Hoy he trabajado mucho. – Hoy trabajé mucho.
The “going to” (ir a + infinitivo) use of future is not a favorite either, they use simple future (futuro Voy a salir esta noche. – Saldré esta noche.)
Once again upon hearing this style the question arises: what is this language that Argentinians speak? The imperative mood developed without any logic, and bears no resemblance to its Spanish roots.
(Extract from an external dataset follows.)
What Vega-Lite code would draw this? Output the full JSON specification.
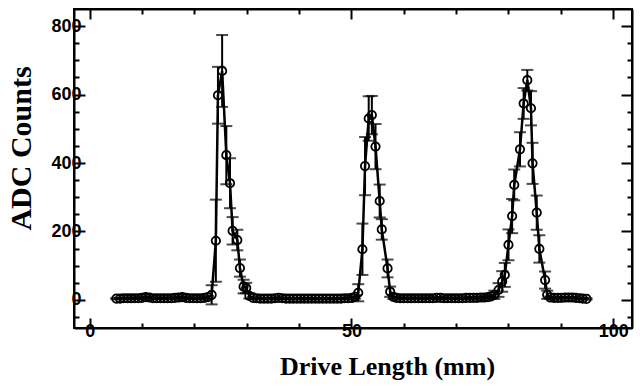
{
  "$schema": "https://vega.github.io/schema/vega-lite/v6.json",
  "width": 558,
  "height": 319,
  "autosize": {"type": "none"},
  "padding": {"left": 74, "top": 9, "right": 8, "bottom": 58},
  "background": "white",
  "config": {
    "view": {"stroke": "black", "strokeWidth": 2},
    "axis": {"grid": false, "domainColor": "black", "domainWidth": 2, "tickColor": "black", "tickWidth": 2, "labelColor": "black", "titleColor": "black"}
  },
  "data": {"values": [
    {"x":5.1,"y":4,"e":2},{"x":5.8,"y":4,"e":2},{"x":6.5,"y":5,"e":2},{"x":7.2,"y":5,"e":2},{"x":7.9,"y":5,"e":2},{"x":8.6,"y":5,"e":2},{"x":9.3,"y":5,"e":2},{"x":10.0,"y":6,"e":2},{"x":10.7,"y":8,"e":3},{"x":11.4,"y":7,"e":3},{"x":12.1,"y":5,"e":2},{"x":12.8,"y":5,"e":2},{"x":13.5,"y":5,"e":2},{"x":14.2,"y":5,"e":2},{"x":14.9,"y":5,"e":2},{"x":15.6,"y":5,"e":2},{"x":16.3,"y":6,"e":2},{"x":17.0,"y":7,"e":3},{"x":17.7,"y":8,"e":3},{"x":18.4,"y":6,"e":2},{"x":19.1,"y":5,"e":2},{"x":19.8,"y":5,"e":2},{"x":20.5,"y":5,"e":2},{"x":21.2,"y":5,"e":2},{"x":21.9,"y":6,"e":3},{"x":22.6,"y":8,"e":4},
    {"x":23.3,"y":15,"e":28},{"x":24.1,"y":173,"e":120},{"x":24.5,"y":598,"e":83},{"x":25.3,"y":669,"e":105},{"x":26.1,"y":423,"e":85},{"x":26.8,"y":341,"e":73},{"x":27.3,"y":202,"e":40},{"x":28.2,"y":175,"e":30},{"x":28.7,"y":93,"e":25},{"x":29.4,"y":39,"e":20},{"x":29.9,"y":35,"e":15},{"x":30.5,"y":12,"e":8},
    {"x":31.2,"y":6,"e":3},{"x":31.9,"y":5,"e":2},{"x":32.6,"y":4,"e":2},{"x":33.3,"y":4,"e":2},{"x":34.0,"y":4,"e":2},{"x":34.7,"y":4,"e":2},{"x":35.4,"y":5,"e":2},{"x":36.1,"y":6,"e":2},{"x":36.8,"y":5,"e":2},{"x":37.5,"y":4,"e":2},{"x":38.2,"y":4,"e":2},{"x":38.9,"y":4,"e":2},{"x":39.6,"y":4,"e":2},{"x":40.3,"y":4,"e":2},{"x":41.0,"y":4,"e":2},{"x":41.7,"y":4,"e":2},{"x":42.4,"y":4,"e":2},{"x":43.1,"y":4,"e":2},{"x":43.8,"y":4,"e":2},{"x":44.5,"y":4,"e":2},{"x":45.2,"y":4,"e":2},{"x":45.9,"y":4,"e":2},{"x":46.6,"y":4,"e":2},{"x":47.3,"y":4,"e":2},{"x":48.0,"y":4,"e":2},{"x":48.7,"y":5,"e":2},{"x":49.4,"y":5,"e":2},{"x":50.1,"y":6,"e":3},{"x":50.7,"y":9,"e":5},
    {"x":51.3,"y":21,"e":25},{"x":52.1,"y":148,"e":75},{"x":52.6,"y":391,"e":85},{"x":53.3,"y":530,"e":65},{"x":53.9,"y":540,"e":56},{"x":54.6,"y":448,"e":66},{"x":55.4,"y":289,"e":48},{"x":55.8,"y":206,"e":30},{"x":56.9,"y":92,"e":26},{"x":57.4,"y":24,"e":15},{"x":58.0,"y":9,"e":6},
    {"x":58.6,"y":6,"e":2},{"x":59.3,"y":5,"e":2},{"x":60.0,"y":5,"e":2},{"x":60.7,"y":5,"e":2},{"x":61.4,"y":5,"e":2},{"x":62.1,"y":5,"e":2},{"x":62.8,"y":5,"e":2},{"x":63.5,"y":5,"e":2},{"x":64.2,"y":5,"e":2},{"x":64.9,"y":5,"e":2},{"x":65.6,"y":5,"e":2},{"x":66.3,"y":6,"e":2},{"x":67.0,"y":6,"e":2},{"x":67.7,"y":5,"e":2},{"x":68.4,"y":5,"e":2},{"x":69.1,"y":5,"e":2},{"x":69.8,"y":5,"e":2},{"x":70.5,"y":5,"e":2},{"x":71.2,"y":5,"e":2},{"x":71.9,"y":6,"e":2},{"x":72.6,"y":6,"e":2},{"x":73.3,"y":6,"e":2},{"x":74.0,"y":6,"e":2},{"x":74.7,"y":7,"e":3},{"x":75.4,"y":7,"e":3},{"x":76.1,"y":8,"e":3},{"x":76.7,"y":10,"e":5},
    {"x":77.3,"y":15,"e":12},{"x":78.1,"y":29,"e":20},{"x":78.8,"y":54,"e":30},{"x":79.3,"y":73,"e":35},{"x":80.0,"y":161,"e":45},{"x":80.7,"y":245,"e":50},{"x":81.1,"y":336,"e":45},{"x":82.2,"y":440,"e":50},{"x":82.9,"y":574,"e":45},{"x":83.6,"y":642,"e":30},{"x":84.3,"y":560,"e":50},{"x":84.6,"y":399,"e":60},{"x":85.4,"y":255,"e":50},{"x":85.9,"y":149,"e":40},{"x":87.0,"y":58,"e":25},{"x":87.4,"y":15,"e":12},
    {"x":88.0,"y":7,"e":3},{"x":88.7,"y":6,"e":2},{"x":89.4,"y":6,"e":2},{"x":90.1,"y":6,"e":2},{"x":90.8,"y":7,"e":2},{"x":91.5,"y":7,"e":2},{"x":92.2,"y":7,"e":2},{"x":92.9,"y":6,"e":2},{"x":93.6,"y":5,"e":2},{"x":94.2,"y":4,"e":2},{"x":94.9,"y":3,"e":2}
  ]},
  "layer": [
    {
      "mark": {"type": "errorbar", "color": "black", "thickness": 2, "ticks": {"size": 12, "thickness": 2, "color": "black"}},
      "encoding": {
        "x": {"field": "x", "type": "quantitative", "scale": {"domain": [-3, 103.6], "nice": false, "zero": false}, "axis": null},
        "y": {"field": "y", "type": "quantitative", "scale": {"domain": [-82, 850], "nice": false, "zero": false}, "axis": null},
        "yError": {"field": "e"}
      }
    },
    {
      "mark": {"type": "line", "color": "black", "strokeWidth": 2.5},
      "encoding": {
        "x": {"field": "x", "type": "quantitative", "scale": {"domain": [-3, 103.6], "nice": false, "zero": false},
          "axis": {"orient": "bottom", "values": [0,10,20,30,40,50,60,70,80,90,100], "labelExpr": "datum.value % 50 === 0 ? datum.label : ''",
            "tickSize": {"condition": {"test": "datum.value % 50 === 0", "value": -10}, "value": -5},
            "labelFont": "Liberation Sans", "labelFontWeight": "bold", "labelFontSize": 18, "labelPadding": 4,
            "title": "Drive Length (mm)", "titleFont": "Liberation Serif", "titleFontWeight": "bold", "titleFontSize": 26,
            "titleX": 313, "titleY": 46, "titleAlign": "center", "titleBaseline": "alphabetic"}},
        "y": {"field": "y", "type": "quantitative", "scale": {"domain": [-82, 850], "nice": false, "zero": false},
          "axis": {"orient": "left", "values": [-50,0,50,100,150,200,250,300,350,400,450,500,550,600,650,700,750,800], "labelExpr": "datum.value % 200 === 0 ? datum.label : ''",
            "tickSize": {"condition": {"test": "datum.value % 200 === 0", "value": -11}, "value": -5},
            "labelFont": "Liberation Sans", "labelFontWeight": "bold", "labelFontSize": 18, "labelPadding": 4,
            "title": "ADC Counts", "titleFont": "Liberation Serif", "titleFontWeight": "bold", "titleFontSize": 30,
            "titleX": -53, "titleY": 139, "titleAlign": "center", "titleBaseline": "middle", "titleAngle": -90}}
      }
    },
    {
      "mark": {"type": "point", "shape": "circle", "size": 70, "filled": false, "stroke": "black", "strokeWidth": 1.8, "opacity": 1},
      "encoding": {
        "x": {"field": "x", "type": "quantitative", "axis": null},
        "y": {"field": "y", "type": "quantitative", "axis": null}
      }
    },
    {
      "mark": {"type": "point", "opacity": 0},
      "encoding": {
        "x": {"field": "x", "type": "quantitative",
          "axis": {"orient": "top", "values": [0,10,20,30,40,50,60,70,80,90,100], "labels": false, "title": null,
            "tickSize": {"condition": {"test": "datum.value % 50 === 0", "value": -10}, "value": -5}}},
        "y": {"field": "y", "type": "quantitative",
          "axis": {"orient": "right", "values": [-50,0,50,100,150,200,250,300,350,400,450,500,550,600,650,700,750,800], "labels": false, "title": null,
            "tickSize": {"condition": {"test": "datum.value % 200 === 0", "value": -11}, "value": -5}}}
      }
    }
  ],
  "resolve": {"axis": {"x": "independent", "y": "independent"}}
}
Some examples – Spanish version is followed by Argentinean
pon – poné (do it)
come – comé (eat)
duerme – dormí (sleep)
cierra – cerrá (close it)
haz – hacé (do it)
…and the list goes on…
Some typical examples are as follows: First the original Spanish word, than its Argentinean variation:
deprisa – apurado (quick, hurry)
apartamento – departamento (flat)
falda – pollera (skirt)
bonito – lindo (pretty)
metro – subte (uderground railway)
zumo – jugo (fruit juice)
autobús – colectivo (bus)
If you are planning to visit Argentina, take some time preparing against these language difficulties.
Listening to / watching songs, movies, videos from Argentina (or Uruguay or Paraguay) is a good way to practice. You can also browse Argentine webpages, although language use in the press & papers is almost exactly the same as in Spain. The above explained differences are mainly related to the spoken language.